Anesthesia and pain medicines usually aren't necessary. Your healthcare professional may give you medicine that helps you relax or makes you sleepy.

You will wear a hospital gown. You'll lie on your left side on the exam table, usually with your knees drawn toward your chest. The healthcare professional will insert the sigmoidoscope into your anus and direct it through your rectum and into the sigmoid colon.

The sigmoidoscope tube allows the healthcare professional to place air with carbon dioxide into your colon. This expands the colon to provide a better view of the colon lining. When the scope is moved further into the colon, you may feel cramping or the urge to move your bowels.

The sigmoidoscope also contains a tiny video camera at its tip. The camera sends live images of the colon to a screen like a computer monitor. Instruments also can pass through the scope for taking tissue samples.

A flexible sigmoidoscopy typically takes about 15 to 20 minutes. It may require slightly more time if biopsies are taken.

After the exam

After the exam, you may have mild discomfort around your belly. You may feel bloated or pass gas for a few hours. Walking may help relieve any discomfort.

You should be able to return to your usual diet and activities right away. If you had medicine to help you relax or feel sleepy, you won't be able to drive right away.

If polyps were removed or tissue samples were taken, you may notice a small amount of blood with your first bowel movement after the exam.

Call your healthcare professional if you have:

  • Bloody stools or blood clots.
  • Bleeding from the rectum.
  • Belly pain that's severe or doesn't go away.
  • Fever of 100 Fahrenheit (37.8 Celsius) or higher.


Some results of a sigmoidoscopy can be shared right after the test. Some results may require lab studies. Your healthcare professional can explain whether the results were negative or positive.

  • A negative result means your exam found no irregular tissues.
  • A positive result means that your healthcare professional found polyps, cancer or other diseased tissue.
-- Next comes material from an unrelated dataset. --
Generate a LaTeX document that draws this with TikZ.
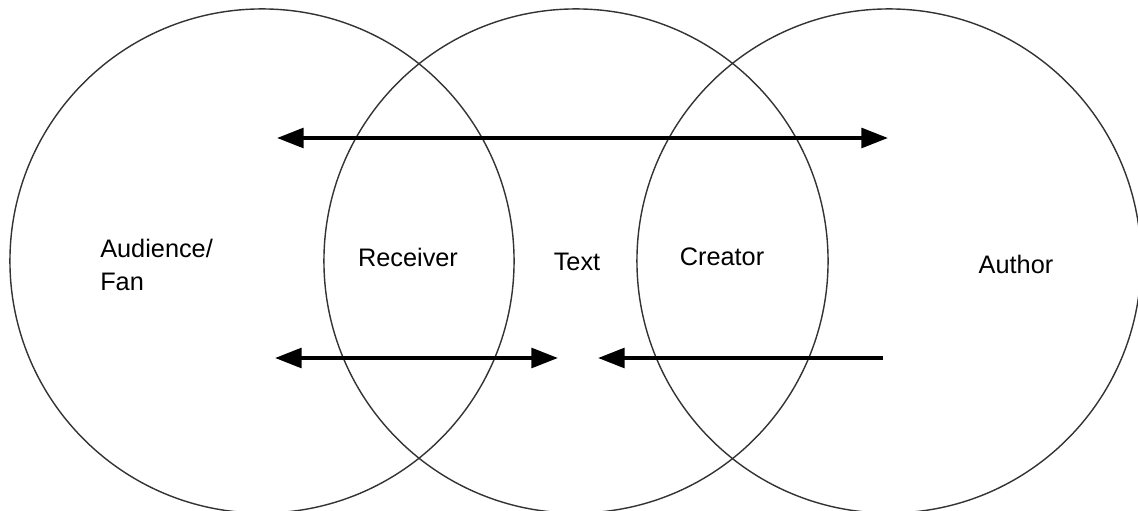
\documentclass[tikz,border=0pt]{standalone}
\usepackage{fontspec}
\setmainfont{Liberation Sans}
\usetikzlibrary{arrows.meta}

\begin{document}
\begin{tikzpicture}[x=0.025cm, y=-0.025cm,
    head/.tip={Triangle[length=19pt, width=14pt]},
    ring/.style={draw=black!80, line width=1pt},
    flow/.style={line width=2.8pt},
    tag/.style={font=\fontsize{18}{24}\selectfont, inner sep=0pt}]
    \useasboundingbox (0,0) rectangle (1138,511);
    % the three circles
    \coordinate (fan) at (262,261);
    \coordinate (text) at (576,261);
    \coordinate (author) at (889,261);
    \foreach \c in {fan,text,author}
        \draw[ring] (\c) circle [radius=6.3cm];
    % labels
    \node[tag, anchor=west, align=left] (audience) at (100,265) {Audience/\\Fan};
    \node[tag] (receiver) at (408,257) {Receiver};
    \node[tag] (textlabel) at (577,262) {Text};
    \node[tag] (creator) at (722,257) {Creator};
    \node[tag] (authorlabel) at (1016,264) {Author};
    % arrow ends
    \coordinate (topL) at (277,138);
    \coordinate (topR) at (888,138);
    \coordinate (lowL) at (275,358);
    \coordinate (lowM) at (558,358);
    \coordinate (lowN) at (598,358);
    \coordinate (lowR) at (883,358);
    \draw[flow, {head}-{head}] (topL) -- (topR);
    \draw[flow, {head}-{head}] (lowL) -- (lowM);
    \draw[flow, -{head}] (lowR) -- (lowN);
\end{tikzpicture}
\end{document}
If polyps or biopsies were taken, they will be sent to a lab to be examined by a specialist. Also, if a sigmoidoscopy shows polyps or cancer, you'll likely need a colonoscopy to find or remove other tissues in the entire colon.

If the quality of the video imaging was poor because of unsuccessful bowel prep, your healthcare professional may schedule a repeat test or other screening or diagnostic tests.